Kemenangan atas perang yang tak berimbang ini lantas dirayakan secara besar-besaran, sebagai bentuk syukur kepada Allah swt. Dari kemenangan inilah, muncul ungkapan “Minal ‘Aidin wa Faizin” yang versi lengkapnya, “Allahummaj ‘alna minal ‘aidin walfaizin”. Adapun artinya: “Ya Allah, jadikanlah kami termasuk orang-orang yang kembali (dari Perang Badar) dan mendapatkan kemenangan”.

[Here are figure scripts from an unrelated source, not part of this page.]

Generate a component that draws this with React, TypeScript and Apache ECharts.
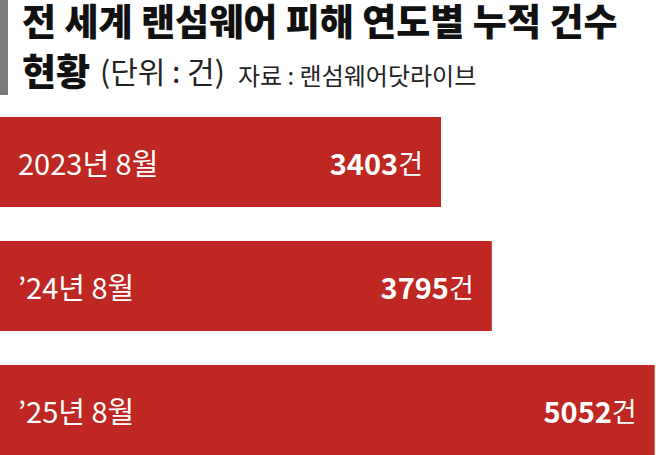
import { useEffect, useRef } from 'react';
import * as echarts from 'echarts';

const categories = ['2023년 8월', '’24년 8월', '’25년 8월'];
const counts = [3403, 3795, 5052];
const unit = '건';
const titleLine1 = '전 세계 랜섬웨어 피해 연도별 누적 건수';
const titleLine2 = '현황';
const unitNote = '(단위 : 건)';
const sourceNote = '자료 : 랜섬웨어닷라이브';

const FONT = "'Noto Sans CJK KR', 'Noto Sans', sans-serif";
const RED = '#bf2722';

const App = () => {
    const chartRef = useRef<HTMLDivElement | null>(null);

    useEffect(() => {
        // 페이지 여백 제거, 차트는 창 아래로 조금 넘친다
        document.body.style.margin = '0';
        document.body.style.overflow = 'hidden';
        if (!chartRef.current) return;
        const chart = echarts.init(chartRef.current, null, { renderer: 'svg' });

        chart.setOption({
            animation: false,
            textStyle: { fontFamily: FONT },
            grid: { left: 0, right: 0, top: 100, height: 372, containLabel: false },
            xAxis: { type: 'value', min: 0, max: 5062, show: false },
            yAxis: {
                type: 'category',
                inverse: true,
                data: categories,
                z: 10,
                axisLine: { show: false },
                axisTick: { show: false },
                splitLine: { show: false },
                axisLabel: {
                    inside: true,
                    margin: 18,
                    color: '#fff',
                    fontSize: 29,
                    fontFamily: FONT,
                },
            },
            series: [
                {
                    type: 'bar',
                    data: counts,
                    barWidth: 90,
                    itemStyle: { color: RED },
                    label: {
                        show: true,
                        position: 'insideRight',
                        distance: 18,
                        formatter: (p: any) => `{num|${p.value}}{unit|${unit}}`,
                        rich: {
                            num: { color: '#fff', fontSize: 29, fontWeight: 'bold', fontFamily: FONT },
                            unit: { color: '#fff', fontSize: 27, fontFamily: FONT },
                        },
                    },
                },
            ],
            graphic: [
                { type: 'rect', shape: { x: 0, y: 0, width: 8, height: 95 }, style: { fill: '#7b7b7b' } },
                {
                    type: 'text', x: 22, y: 1,
                    style: { text: titleLine1, font: `900 37px ${FONT}`, fill: '#111', textVerticalAlign: 'top' },
                },
                {
                    type: 'text', x: 22, y: 51,
                    style: { text: titleLine2, font: `900 37px ${FONT}`, fill: '#111', textVerticalAlign: 'top' },
                },
                {
                    type: 'text', x: 100, y: 55,
                    style: { text: unitNote, font: `400 30px ${FONT}`, fill: '#222', textVerticalAlign: 'top' },
                },
                {
                    type: 'text', x: 238, y: 62,
                    style: { text: sourceNote, font: `400 24px ${FONT}`, fill: '#222', textVerticalAlign: 'top' },
                },
            ],
        });

        return () => {
            chart.dispose();
        };
    }, []);

    return <div ref={chartRef} style={{ width: 656, height: 472 }} />;
};

export default App;
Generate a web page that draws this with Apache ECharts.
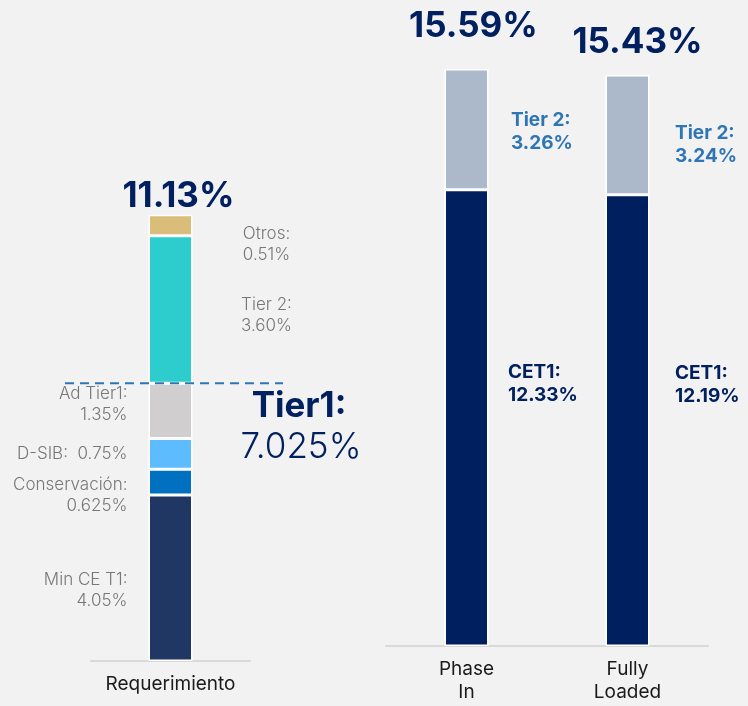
<!DOCTYPE html>
<html><head><meta charset="utf-8">
<script src="https://cdn.jsdelivr.net/npm/echarts@6/dist/echarts.min.js"></script>
<style>html,body{margin:0;padding:0;background:#f2f2f2}#c{width:748px;height:706px}</style>
</head><body><div id="c"></div>
<script>
// Requirement build-up (left bar), stacked bottom to top
const reqCategory = ['Requerimiento'];
const reqNames = ['Min CE T1', 'Conservación', 'D-SIB', 'Ad Tier1', 'Tier 2', 'Otros'];
const reqValues = [4.05, 0.625, 0.75, 1.35, 3.60, 0.51];
const reqTotal = 11.13;
const tier1Requirement = 7.025;
const tier1LayerCount = 4; // the first four layers form the Tier 1 requirement

// Capital ratios (right bars)
const capCategories = ['Phase In', 'Fully Loaded'];
const cet1Values = [12.33, 12.19];
const tier2Values = [3.26, 3.24];
const capTotals = [15.59, 15.43];

// ---- styling ----
const FONT_BIG = 'Inter';
const FONT = 'Inter';
const BIG_SIZE = 35;
const reqColors = ['#213763', '#0070c0', '#5dbcfd', '#d0cece', '#2ecdcd', '#dabd79'];
const reqLabelSide = ['left', 'left', 'left', 'left', 'right', 'right'];
const reqLabelDy = [12, 13, 0, -7, 6, 19];

function pct(v) {
  const d = Math.round(v * 1000) % 10 ? 3 : 2;
  return v.toFixed(d) + '%';
}

const border = { borderColor: '#ffffff', borderWidth: 1.5 };
const series = [];

reqValues.forEach((v, i) => {
  const side = reqLabelSide[i];
  const oneLine = reqNames[i] === 'D-SIB';
  series.push({
    type: 'bar', name: reqNames[i], stack: 'req',
    xAxisIndex: 0, yAxisIndex: 0, barWidth: 44,
    itemStyle: Object.assign({ color: reqColors[i] }, border),
    label: {
      show: true,
      position: side,
      distance: side === 'left' ? 21 : 74,
      align: side === 'left' ? 'right' : 'center',
      offset: [0, reqLabelDy[i]],
      fontFamily: FONT, fontSize: 17, lineHeight: 21, fontWeight: 300,
      color: '#777777',
      formatter: p => reqNames[i] + (oneLine ? ':  ' : ':\n') + pct(p.value)
    },
    data: [v]
  });
});

// zero-height cap carrying the total requirement label
series.push({
  type: 'bar', name: 'total-req', stack: 'req',
  xAxisIndex: 0, yAxisIndex: 0, barWidth: 44,
  itemStyle: { color: 'transparent', borderWidth: 0 },
  label: {
    show: true, position: 'top', distance: 2, offset: [8, 4],
    fontFamily: FONT_BIG, fontSize: BIG_SIZE, lineHeight: 40, fontWeight: 'bold',
    color: '#002060',
    formatter: () => pct(reqTotal)
  },
  data: [0]
});

const cetDist = [19.5, 25.5], cetDy = [-34, -36];
const t2Dist = [22.5, 25.5], t2Dy = [2, 10];
const capLabelBase = { show: true, position: 'right', fontFamily: FONT, fontSize: 19, lineHeight: 23, fontWeight: 'bold' };

series.push({
  type: 'bar', name: 'CET1', stack: 'cap',
  xAxisIndex: 1, yAxisIndex: 1, barWidth: 44,
  itemStyle: Object.assign({ color: '#001f5e' }, border),
  data: cet1Values.map((v, i) => ({
    value: v,
    label: Object.assign({}, capLabelBase, {
      distance: cetDist[i], offset: [0, cetDy[i]], color: '#002060',
      formatter: p => 'CET1:\n' + pct(p.value)
    })
  }))
});
series.push({
  type: 'bar', name: 'Tier 2', stack: 'cap',
  xAxisIndex: 1, yAxisIndex: 1, barWidth: 44,
  itemStyle: Object.assign({ color: '#acb9ca' }, border),
  data: tier2Values.map((v, i) => ({
    value: v,
    label: Object.assign({}, capLabelBase, {
      distance: t2Dist[i], offset: [0, t2Dy[i]], color: '#2e75b6',
      formatter: p => 'Tier 2:\n' + pct(p.value)
    })
  }))
});
const totDist = [24, 13];
const totDx = [7, 10];
series.push({
  type: 'bar', name: 'total-cap', stack: 'cap',
  xAxisIndex: 1, yAxisIndex: 1, barWidth: 44,
  itemStyle: { color: 'transparent', borderWidth: 0 },
  data: capTotals.map((t, i) => ({
    value: 0,
    label: {
      show: true, position: 'top', distance: totDist[i], offset: [totDx[i], 1],
      fontFamily: FONT_BIG, fontSize: BIG_SIZE, lineHeight: 40, fontWeight: 'bold',
      color: '#002060',
      formatter: () => pct(t)
    }
  }))
});

const axisLineStyle = { show: true, lineStyle: { color: '#d9d9d9', width: 2 } };
const axisLabelStyle = { fontFamily: FONT, fontSize: 19, lineHeight: 23, color: '#1a1a1a', margin: 12 };

const chart = echarts.init(document.getElementById('c'), null, { renderer: 'canvas' });
chart.setOption({
  backgroundColor: '#f2f2f2',
  animation: false,
  grid: [
    { left: 91, width: 159, top: 5, bottom: 45 },
    { left: 386, width: 322, top: 2, bottom: 60 }
  ],
  xAxis: [
    { type: 'category', gridIndex: 0, data: reqCategory, axisLine: axisLineStyle, axisTick: { show: false },
      axisLabel: axisLabelStyle },
    { type: 'category', gridIndex: 1, data: capCategories, axisLine: axisLineStyle, axisTick: { show: false },
      axisLabel: Object.assign({}, axisLabelStyle, { formatter: s => s.replace(' ', '\n') }) }
  ],
  yAxis: [
    { type: 'value', gridIndex: 0, min: 0, max: 16, show: false, splitLine: { show: false } },
    { type: 'value', gridIndex: 1, min: 0, max: 17.4, show: false, splitLine: { show: false } }
  ],
  series: series
});

// Tier 1 boundary: dashed rule across the requirement bar, plus its annotation
const tier1Top = reqValues.slice(0, tier1LayerCount).reduce((a, b) => a + b, 0);
const yRule = chart.convertToPixel({ xAxisIndex: 0, yAxisIndex: 0 }, [0, tier1Top])[1];
chart.setOption({
  graphic: [
    { type: 'line', z: 100, shape: { x1: 65, y1: yRule, x2: 283, y2: yRule },
      style: { stroke: '#2e75b6', lineWidth: 2, lineDash: [9, 6] } },
    { type: 'text', z: 100, x: 299, y: yRule + 23,
      style: { text: 'Tier1:', fontFamily: FONT_BIG, fontSize: BIG_SIZE, fontWeight: 'bold', fill: '#002060',
               textAlign: 'center', textVerticalAlign: 'middle' } },
    { type: 'text', z: 100, x: 301, y: yRule + 64,
      style: { text: pct(tier1Requirement), fontFamily: FONT_BIG, fontSize: 35, fontWeight: 300, fill: '#002060',
               textAlign: 'center', textVerticalAlign: 'middle' } }
  ]
});
</script>
</body></html>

Baca juga:  28 Ramadan 120 Tahun Lampau, Kiai Sholeh Darat Wafat

Selain pada perang Badar, takbir juga termaktub dalam hadis Nabi yang diriwayatkan oleh Imam al-Bukari (2769) yang berkenaan dengan peristiwa peran Khaibar. Dalam perang tersebut Nabi Muhammad Saw berdoa dengan mengangkat kedua tangannya (اللَّهُ أَكْبَرُ خَرِبَتْ خَيْبَرُ), Allahu Akbar, hancurlah Khaibar. Dari semangat perjuangan Rasulullah dan para sahabatnya ini, takbir dianjurkan oleh Kiai Hasyim digunakan dalam perang 10 November, dengan harapan dalam perang yang juga tidak berimbang ini, pasukan Indonesia akan mendapatkan pertolongan dari Allah Swt, sebagaimana Allah memberikan pertolongan kepada pasukan Rasulullah.

Pertempuran yang tidak berimbang itu juga diisykalkan oleh KH. Munasir Ali, seorang komandan batalyon Condromowo dalam barisan laskar Hizbullah. Ia menuturkan: “Memang, seolah-olah tidak masuk akal. Saya sendiri, bila mengenang peristiwa itu, kadang-kadang tidak percaya, betapa waktu itu, bangsa ini bangkit dengan hanya besenjatakan bambu runcing, clurit dan semacamnya melawan, menghadang dan berusaha merebut senjata musuh yang sudah memiliki peralatan yang lengkap.

Ya. . . itulah mungkin hubungan dan pengaruh kuat resolusi jihad yang dicetuskan oleh para ulama terhadap keberanian pemuda dan laskyar-laskyar rakyat melawan musuh di pelbagai tempat, khususnya di Surabaya pada tanggal 10 Nopember, yang kini diperingati sebagai Hari Pahlawan. Apalagi ditambah dengan pekikan Allāhu Akbar oleh Bung Tomo yang menambah semangat, fighting spirit tinggi sekali” (Majalah Tebuireng 1986).